Your reply should be a single number: how many lines contain the string "chart".

▸ **Data section**
□ □ □ □ □

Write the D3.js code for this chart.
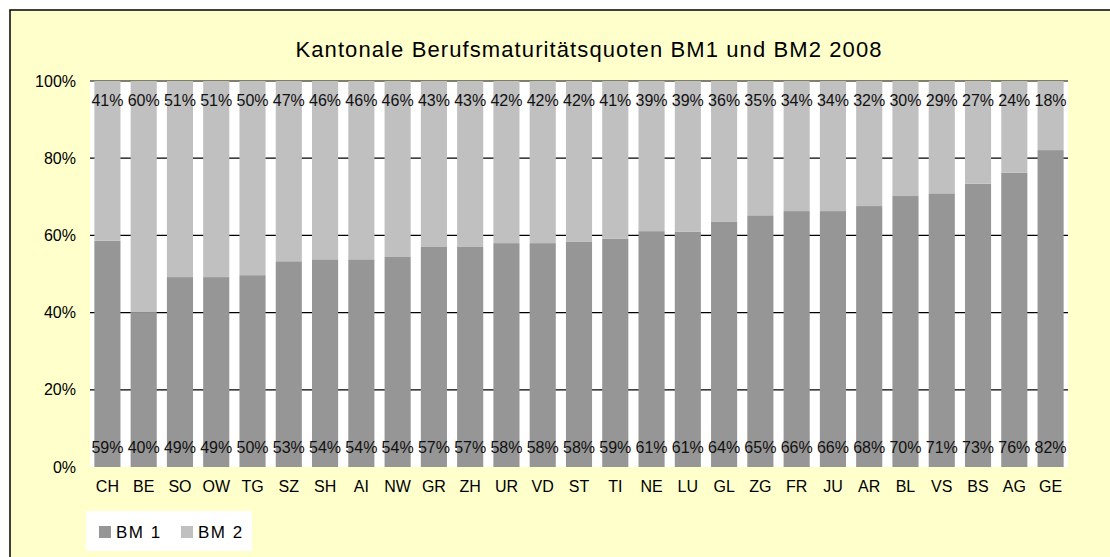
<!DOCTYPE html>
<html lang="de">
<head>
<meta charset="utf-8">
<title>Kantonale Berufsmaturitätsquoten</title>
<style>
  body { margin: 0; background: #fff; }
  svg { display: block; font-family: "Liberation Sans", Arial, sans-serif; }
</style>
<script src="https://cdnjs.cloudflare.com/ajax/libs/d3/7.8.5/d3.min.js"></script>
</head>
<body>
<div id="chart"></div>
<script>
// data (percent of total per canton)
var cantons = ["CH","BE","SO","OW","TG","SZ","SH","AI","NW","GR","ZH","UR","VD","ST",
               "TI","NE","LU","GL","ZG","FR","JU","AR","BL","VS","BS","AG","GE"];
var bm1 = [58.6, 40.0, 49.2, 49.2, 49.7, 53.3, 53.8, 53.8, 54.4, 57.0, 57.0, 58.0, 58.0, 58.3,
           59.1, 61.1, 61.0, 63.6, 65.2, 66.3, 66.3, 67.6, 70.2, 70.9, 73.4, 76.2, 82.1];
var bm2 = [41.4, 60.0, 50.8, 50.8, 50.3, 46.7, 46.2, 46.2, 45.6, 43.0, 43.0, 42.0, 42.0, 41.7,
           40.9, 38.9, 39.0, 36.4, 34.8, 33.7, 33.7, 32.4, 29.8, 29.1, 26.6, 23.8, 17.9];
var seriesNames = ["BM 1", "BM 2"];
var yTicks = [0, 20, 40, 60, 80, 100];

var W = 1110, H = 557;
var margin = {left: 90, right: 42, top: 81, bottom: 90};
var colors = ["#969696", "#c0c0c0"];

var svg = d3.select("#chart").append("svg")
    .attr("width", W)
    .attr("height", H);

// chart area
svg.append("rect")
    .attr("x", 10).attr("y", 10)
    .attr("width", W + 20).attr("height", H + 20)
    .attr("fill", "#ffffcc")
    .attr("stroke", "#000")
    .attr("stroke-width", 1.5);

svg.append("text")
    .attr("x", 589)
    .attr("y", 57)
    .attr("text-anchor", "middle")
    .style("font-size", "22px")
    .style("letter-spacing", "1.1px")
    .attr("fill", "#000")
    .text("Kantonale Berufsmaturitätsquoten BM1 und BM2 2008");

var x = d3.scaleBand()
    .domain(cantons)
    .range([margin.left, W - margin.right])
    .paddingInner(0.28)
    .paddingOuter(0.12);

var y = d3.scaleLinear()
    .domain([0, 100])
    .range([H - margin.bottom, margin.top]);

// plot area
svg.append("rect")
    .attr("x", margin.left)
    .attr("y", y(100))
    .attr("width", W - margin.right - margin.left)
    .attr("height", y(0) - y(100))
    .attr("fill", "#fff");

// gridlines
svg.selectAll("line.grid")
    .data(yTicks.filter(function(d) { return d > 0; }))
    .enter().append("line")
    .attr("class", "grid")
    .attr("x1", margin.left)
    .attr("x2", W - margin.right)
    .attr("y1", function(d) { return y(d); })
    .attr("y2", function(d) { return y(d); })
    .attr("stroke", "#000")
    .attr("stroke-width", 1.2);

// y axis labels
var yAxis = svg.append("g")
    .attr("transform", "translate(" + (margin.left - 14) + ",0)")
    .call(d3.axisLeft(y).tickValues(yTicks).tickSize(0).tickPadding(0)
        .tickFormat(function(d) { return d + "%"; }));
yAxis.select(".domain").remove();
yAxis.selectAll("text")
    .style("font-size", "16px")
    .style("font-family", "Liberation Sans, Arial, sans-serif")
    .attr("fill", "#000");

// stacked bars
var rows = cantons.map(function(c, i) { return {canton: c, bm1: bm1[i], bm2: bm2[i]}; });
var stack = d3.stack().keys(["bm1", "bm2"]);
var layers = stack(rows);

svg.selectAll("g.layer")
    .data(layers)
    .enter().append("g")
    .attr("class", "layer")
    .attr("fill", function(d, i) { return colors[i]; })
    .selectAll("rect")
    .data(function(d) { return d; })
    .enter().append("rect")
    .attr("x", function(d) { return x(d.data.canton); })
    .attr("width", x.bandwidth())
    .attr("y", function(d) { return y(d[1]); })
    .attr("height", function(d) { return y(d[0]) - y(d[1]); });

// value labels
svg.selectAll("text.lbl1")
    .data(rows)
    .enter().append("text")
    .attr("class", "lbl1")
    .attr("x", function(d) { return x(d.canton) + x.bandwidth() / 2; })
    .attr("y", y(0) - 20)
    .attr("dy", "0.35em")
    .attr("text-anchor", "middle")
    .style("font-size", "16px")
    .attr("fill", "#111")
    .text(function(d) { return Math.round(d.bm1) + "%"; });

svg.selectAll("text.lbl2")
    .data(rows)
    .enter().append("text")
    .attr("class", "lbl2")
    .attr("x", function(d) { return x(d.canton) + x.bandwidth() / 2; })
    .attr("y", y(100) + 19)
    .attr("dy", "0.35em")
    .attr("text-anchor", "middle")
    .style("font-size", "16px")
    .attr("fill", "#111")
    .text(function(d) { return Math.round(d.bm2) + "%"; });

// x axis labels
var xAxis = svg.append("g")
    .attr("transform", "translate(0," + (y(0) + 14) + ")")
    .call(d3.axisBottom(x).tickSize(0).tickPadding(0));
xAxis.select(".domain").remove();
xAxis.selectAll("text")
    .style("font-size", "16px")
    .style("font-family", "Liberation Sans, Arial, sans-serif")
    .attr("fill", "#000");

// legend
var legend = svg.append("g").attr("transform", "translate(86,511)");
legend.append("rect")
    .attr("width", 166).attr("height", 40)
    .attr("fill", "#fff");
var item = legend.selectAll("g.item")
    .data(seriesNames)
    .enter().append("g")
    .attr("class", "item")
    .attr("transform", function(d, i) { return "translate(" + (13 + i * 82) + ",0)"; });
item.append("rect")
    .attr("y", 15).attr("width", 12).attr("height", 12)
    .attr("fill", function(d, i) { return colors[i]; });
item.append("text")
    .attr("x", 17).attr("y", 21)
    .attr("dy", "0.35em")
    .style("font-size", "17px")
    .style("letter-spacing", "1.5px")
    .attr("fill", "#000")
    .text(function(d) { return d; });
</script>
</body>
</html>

□ □ □ □ □

▸ **Completed task**
4